→ **WRITTEN INSTRUCTION**: Return the lines that follow, exactly as they appear, from the first through the one containing "ax.set_xlabel(columns[j], fontsize=12.5)"; no pictures are to be included.

→ **COLLECTED DATA**:
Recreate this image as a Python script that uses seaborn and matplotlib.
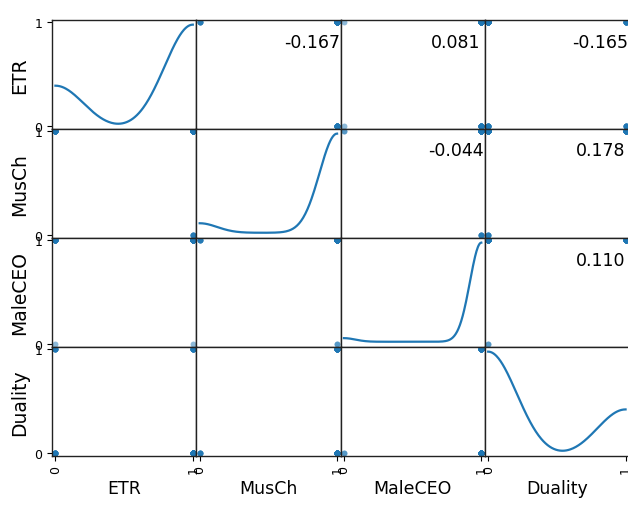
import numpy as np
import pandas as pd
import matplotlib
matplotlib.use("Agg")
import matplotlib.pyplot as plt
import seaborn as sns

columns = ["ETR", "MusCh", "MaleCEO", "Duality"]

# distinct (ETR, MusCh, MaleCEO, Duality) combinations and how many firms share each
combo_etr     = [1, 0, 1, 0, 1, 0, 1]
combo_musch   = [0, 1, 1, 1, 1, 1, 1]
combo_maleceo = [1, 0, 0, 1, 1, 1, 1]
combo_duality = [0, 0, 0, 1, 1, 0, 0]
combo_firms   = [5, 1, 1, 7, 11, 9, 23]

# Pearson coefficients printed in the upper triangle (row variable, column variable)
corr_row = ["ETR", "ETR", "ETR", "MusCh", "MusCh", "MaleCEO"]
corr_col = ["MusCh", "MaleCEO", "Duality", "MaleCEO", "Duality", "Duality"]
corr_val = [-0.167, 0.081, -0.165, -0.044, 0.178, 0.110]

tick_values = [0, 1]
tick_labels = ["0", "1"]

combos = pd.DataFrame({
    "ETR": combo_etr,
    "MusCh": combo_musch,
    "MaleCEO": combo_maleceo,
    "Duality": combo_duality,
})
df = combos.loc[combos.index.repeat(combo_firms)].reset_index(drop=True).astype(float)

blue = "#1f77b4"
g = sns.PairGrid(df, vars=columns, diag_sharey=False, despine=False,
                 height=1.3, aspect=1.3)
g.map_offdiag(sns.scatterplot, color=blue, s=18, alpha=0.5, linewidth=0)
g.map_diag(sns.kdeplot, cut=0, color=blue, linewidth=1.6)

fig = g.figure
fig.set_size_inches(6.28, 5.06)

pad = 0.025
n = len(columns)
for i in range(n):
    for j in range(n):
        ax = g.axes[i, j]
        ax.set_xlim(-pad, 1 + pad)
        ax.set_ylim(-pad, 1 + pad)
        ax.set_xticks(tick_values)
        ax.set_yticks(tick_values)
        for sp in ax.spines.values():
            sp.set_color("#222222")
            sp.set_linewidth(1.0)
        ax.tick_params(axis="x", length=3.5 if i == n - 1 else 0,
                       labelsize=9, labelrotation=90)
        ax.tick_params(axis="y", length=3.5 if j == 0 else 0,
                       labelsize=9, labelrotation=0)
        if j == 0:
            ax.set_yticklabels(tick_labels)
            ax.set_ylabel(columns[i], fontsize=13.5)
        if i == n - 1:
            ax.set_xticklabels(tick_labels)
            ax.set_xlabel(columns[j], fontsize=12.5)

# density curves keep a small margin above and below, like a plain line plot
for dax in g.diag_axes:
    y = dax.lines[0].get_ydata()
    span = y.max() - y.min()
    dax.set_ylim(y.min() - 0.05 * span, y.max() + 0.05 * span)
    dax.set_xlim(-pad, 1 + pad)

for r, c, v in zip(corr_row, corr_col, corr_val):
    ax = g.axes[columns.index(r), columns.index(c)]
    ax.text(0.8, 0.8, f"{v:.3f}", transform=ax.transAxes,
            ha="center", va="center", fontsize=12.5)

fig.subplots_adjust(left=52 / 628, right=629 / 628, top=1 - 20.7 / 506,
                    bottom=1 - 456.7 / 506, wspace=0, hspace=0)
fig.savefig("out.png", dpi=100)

→ **SOLUTION TO THE EXERCISE**:
Recreate this image as a Python script that uses seaborn and matplotlib.
import numpy as np
import pandas as pd
import matplotlib
matplotlib.use("Agg")
import matplotlib.pyplot as plt
import seaborn as sns

columns = ["ETR", "MusCh", "MaleCEO", "Duality"]

# distinct (ETR, MusCh, MaleCEO, Duality) combinations and how many firms share each
combo_etr     = [1, 0, 1, 0, 1, 0, 1]
combo_musch   = [0, 1, 1, 1, 1, 1, 1]
combo_maleceo = [1, 0, 0, 1, 1, 1, 1]
combo_duality = [0, 0, 0, 1, 1, 0, 0]
combo_firms   = [5, 1, 1, 7, 11, 9, 23]

# Pearson coefficients printed in the upper triangle (row variable, column variable)
corr_row = ["ETR", "ETR", "ETR", "MusCh", "MusCh", "MaleCEO"]
corr_col = ["MusCh", "MaleCEO", "Duality", "MaleCEO", "Duality", "Duality"]
corr_val = [-0.167, 0.081, -0.165, -0.044, 0.178, 0.110]

tick_values = [0, 1]
tick_labels = ["0", "1"]

combos = pd.DataFrame({
    "ETR": combo_etr,
    "MusCh": combo_musch,
    "MaleCEO": combo_maleceo,
    "Duality": combo_duality,
})
df = combos.loc[combos.index.repeat(combo_firms)].reset_index(drop=True).astype(float)

blue = "#1f77b4"
g = sns.PairGrid(df, vars=columns, diag_sharey=False, despine=False,
                 height=1.3, aspect=1.3)
g.map_offdiag(sns.scatterplot, color=blue, s=18, alpha=0.5, linewidth=0)
g.map_diag(sns.kdeplot, cut=0, color=blue, linewidth=1.6)

fig = g.figure
fig.set_size_inches(6.28, 5.06)

pad = 0.025
n = len(columns)
for i in range(n):
    for j in range(n):
        ax = g.axes[i, j]
        ax.set_xlim(-pad, 1 + pad)
        ax.set_ylim(-pad, 1 + pad)
        ax.set_xticks(tick_values)
        ax.set_yticks(tick_values)
        for sp in ax.spines.values():
            sp.set_color("#222222")
            sp.set_linewidth(1.0)
        ax.tick_params(axis="x", length=3.5 if i == n - 1 else 0,
                       labelsize=9, labelrotation=90)
        ax.tick_params(axis="y", length=3.5 if j == 0 else 0,
                       labelsize=9, labelrotation=0)
        if j == 0:
            ax.set_yticklabels(tick_labels)
            ax.set_ylabel(columns[i], fontsize=13.5)
        if i == n - 1:
            ax.set_xticklabels(tick_labels)
            ax.set_xlabel(columns[j], fontsize=12.5)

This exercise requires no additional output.